Planning in the sand: building your institution a foundation of resilience and adaptability
Planning for the long-term viability of your institution is a tough prospect in a period where we’re all facing daily social, health, and financial upheavals. The situation is particularly difficult in higher education, where the need for adaptability, strong governance, and transparency have never been greater, with questions around changing demographics, enrollment fluctuations, tuition cost, value for money, and public trust, with the digital experience gap raising real concerns for future viability.
Digital transformation – particularly in the form of moving to the cloud – has emerged as a strong part of the solution to these challenges. Particularly to help institutions strengthen data-driven decision making.
At this year’s X4U our Head of Higher Education Nick Schiavi spoke to The Tambellini Group’s VP of Industry Relations and Corporate Strategy about the nature of the challenges faced by higher education and how institutions can hope to forge a path forward even as the ground shifts beneath them.
The status quo in higher education: a slow trend towards change
Digital transformation as a process in the higher education world has been slower than in many other sectors. There are many reasons for this, but we can characterize the situation broadly as a combination of a lack of awareness at the highest levels in institutions of the possibilities afforded by technology, and a generally conservative attitude towards change in general, compounded by limited resources.

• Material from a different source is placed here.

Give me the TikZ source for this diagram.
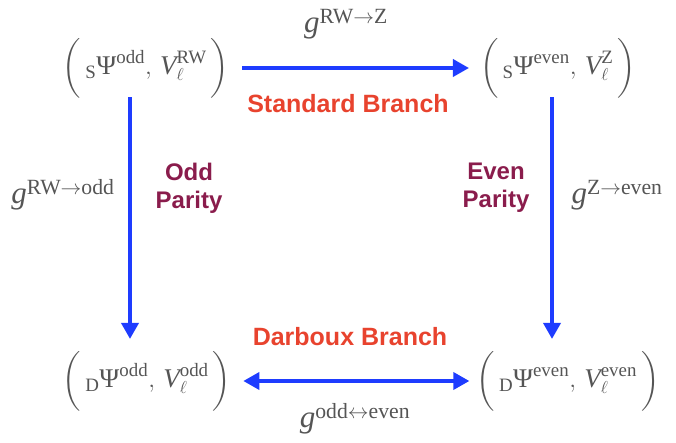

Beyond this, we should also consider the maturity of solutions in the sector – which has also generally lagged behind maturity in the wider marketplace. It’s also impossible to downplay the role of finances and budgetary squeeze – which have been a reality in higher ed since long before COVID came along.
But despite this slow progress, we’ve seen some excellent examples of pre-COVID digital transformation projects that have been implemented extremely successfully. From individual tools to full-scale, modern ERP system replacements. We can use these examples as the basis of how to plan for the future even as requirements continue to change rapidly.

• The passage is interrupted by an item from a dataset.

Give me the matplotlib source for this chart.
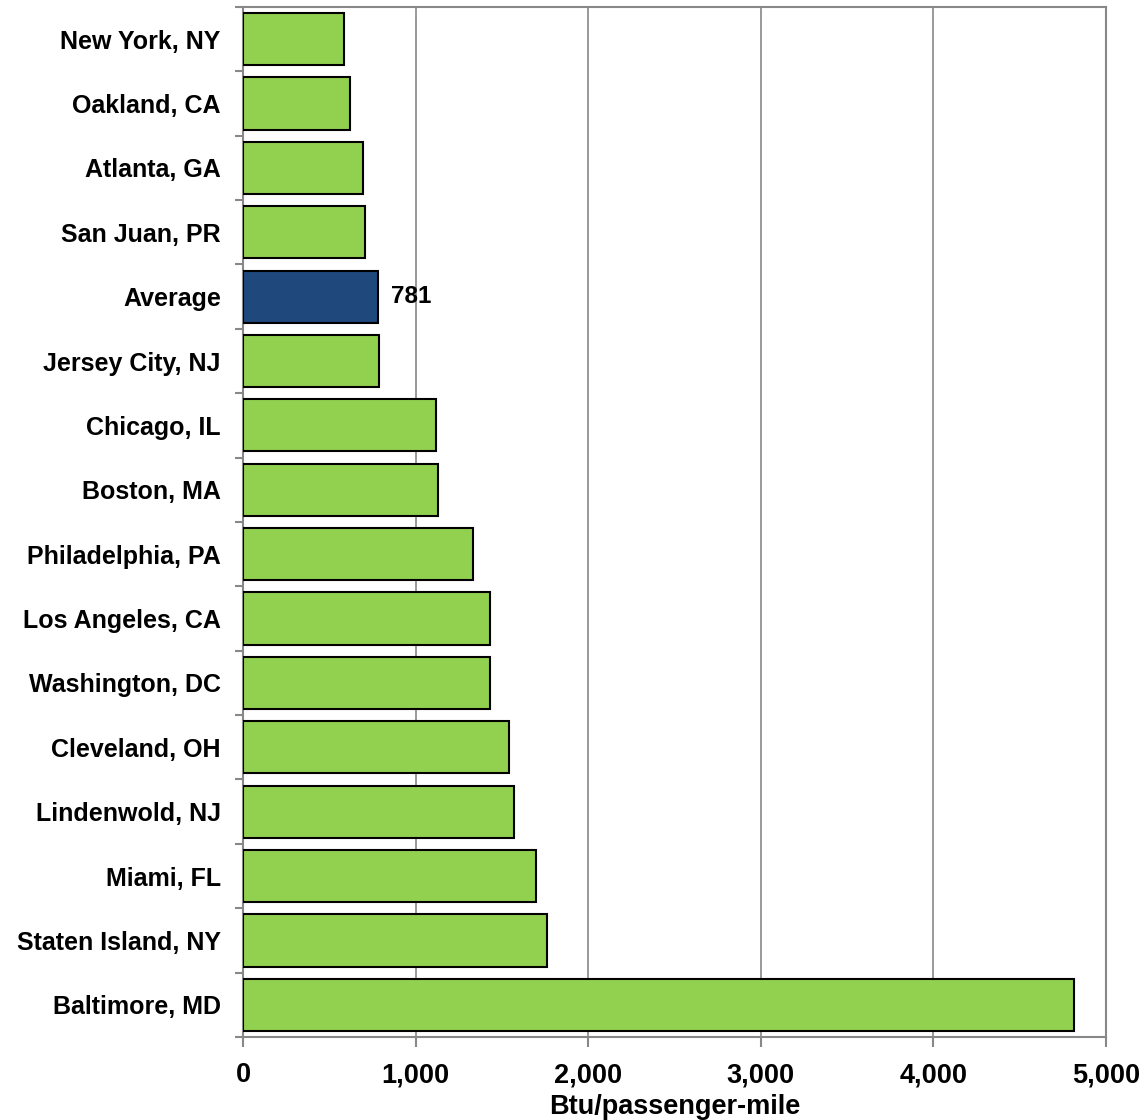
import numpy as np
import matplotlib.pyplot as plt
from matplotlib.ticker import FuncFormatter, FixedLocator

plt.rcParams["font.family"] = ["Liberation Sans", "DejaVu Sans"]
plt.rcParams["font.weight"] = "bold"

cities = [
    "New York, NY", "Oakland, CA", "Atlanta, GA", "San Juan, PR", "Average",
    "Jersey City, NJ", "Chicago, IL", "Boston, MA", "Philadelphia, PA",
    "Los Angeles, CA", "Washington, DC", "Cleveland, OH", "Lindenwold, NJ",
    "Miami, FL", "Staten Island, NY", "Baltimore, MD",
]
btu = [585, 620, 695, 707, 781, 788, 1118, 1130, 1333, 1431, 1431, 1541,
       1570, 1698, 1761, 4815]

green = "#92D050"
navy = "#1F497D"
colors = [navy if c == "Average" else green for c in cities]

fig = plt.figure(figsize=(11.48, 11.2), dpi=100)
ax = fig.add_axes([0.2117, 0.0741, 0.7517, 0.9197])

y = np.arange(len(cities))
ax.barh(y, btu, height=0.81, color=colors, edgecolor="black", linewidth=1.5, zorder=3)

avg_i = cities.index("Average")
ax.text(btu[avg_i] + 75, y[avg_i], f"{btu[avg_i]:,}", va="center", ha="left",
        fontsize=17.5, fontweight="bold", zorder=4)

ax.set_xlim(0, 5000)
ax.set_ylim(len(cities) - 0.5, -0.5)
ax.set_xticks(range(0, 5001, 1000))
ax.xaxis.set_major_formatter(FuncFormatter(lambda v, p: f"{int(v):,}"))
ax.set_yticks(y)
ax.set_yticklabels(cities)
ax.yaxis.set_minor_locator(FixedLocator(np.arange(-0.5, len(cities), 1)))

ax.tick_params(axis="y", which="major", length=0, pad=16, labelsize=18)
ax.tick_params(axis="y", which="minor", length=6, width=1.5, color="#888888", direction="out")
ax.tick_params(axis="x", which="major", length=7, width=1.5, color="#888888",
               direction="out", labelsize=19.5, pad=11)

ax.grid(axis="x", color="#888888", linewidth=1.2, zorder=0)
for s in ax.spines.values():
    s.set_color("#888888")
    s.set_linewidth(1.5)

ax.set_xlabel("Btu/passenger-mile", fontsize=19.5, fontweight="bold", labelpad=4)

fig.savefig("out.png", dpi=100)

New challenges – responding when change is no longer merely optional
COVID has accelerated every challenge the industry faced before its arrival even while adding some new ones to the mix. Financial uncertainty has been an issue for over a decade, and has now worsened. Access equality and demographic challenges take on a whole new urgency in an environment where remote learning is a must – as do the problems of disjointed legacy systems, immature remote capabilities, and slow speeds of adoption and less-than-stellar change management practices.

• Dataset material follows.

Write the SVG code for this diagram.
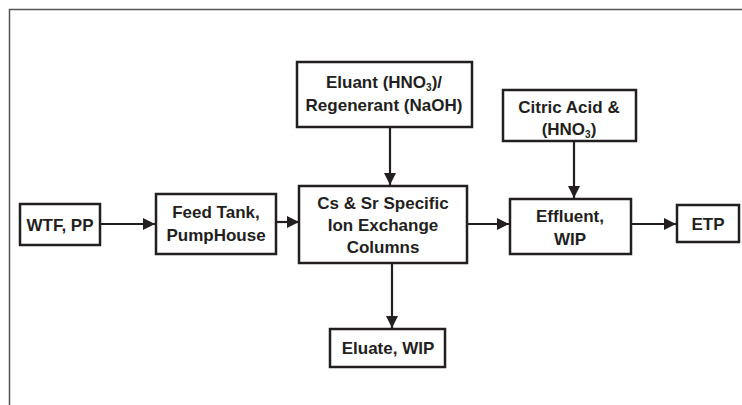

But the best example of change inspired by COVID has been a complete change in the strategic thinking around research and teaching and learning. We’ve been concerned around online learning as an option, but we’ve seen huge changes and innovation in the use of these tools as they become the only viable option for getting the job done. As in many other industries, concerns have overshadowed the opportunities presented by new technologies, and COVID has acted as an abrupt catalyst to overcoming many of those concerns.
Planning in this kind of environment requires us to think about the future in different ways, and embrace new technologies much faster. We know now that it’s possible – because we all just proved we can make large-scale changes in short order. And we’ve already heard many leaders tell us they’re never going back to the way things were before.
The biggest obstacle to the future is the current way of doing things
Our plans for the next few years have to be focused around addressing the biggest challenges to long term success. COVID has revealed that many of the business models we built our institutions on are fundamentally extremely fragile, and we rob ourselves of the ability to deliver exceptional experiences and outcomes to learners from all backgrounds if we are unable to change them and remain flexible to respond to whatever the future has in store.
What will the modern institution look like – and how will we get there?
Higher Education is very good at building for what we know. But it’s much harder to build for uncertainty. When we’ve built facilities, we’ve designed them for our needs right now – and then been confronted with a finished product that isn’t fit for purpose by the time it’s done. The same can often be said of the way we’ve designed and scoped for technology.
The institutions of the near future look quite different than the institutions of today – we’re already beginning to see many consolidations and mergers announced. They’ll need to be strategically built as much around digital architecture as physical architecture – focused on student experience and on a flexible model of learning and teaching.
Because of this, the technology choices your institution makes now will be the most important element of their long-term viability.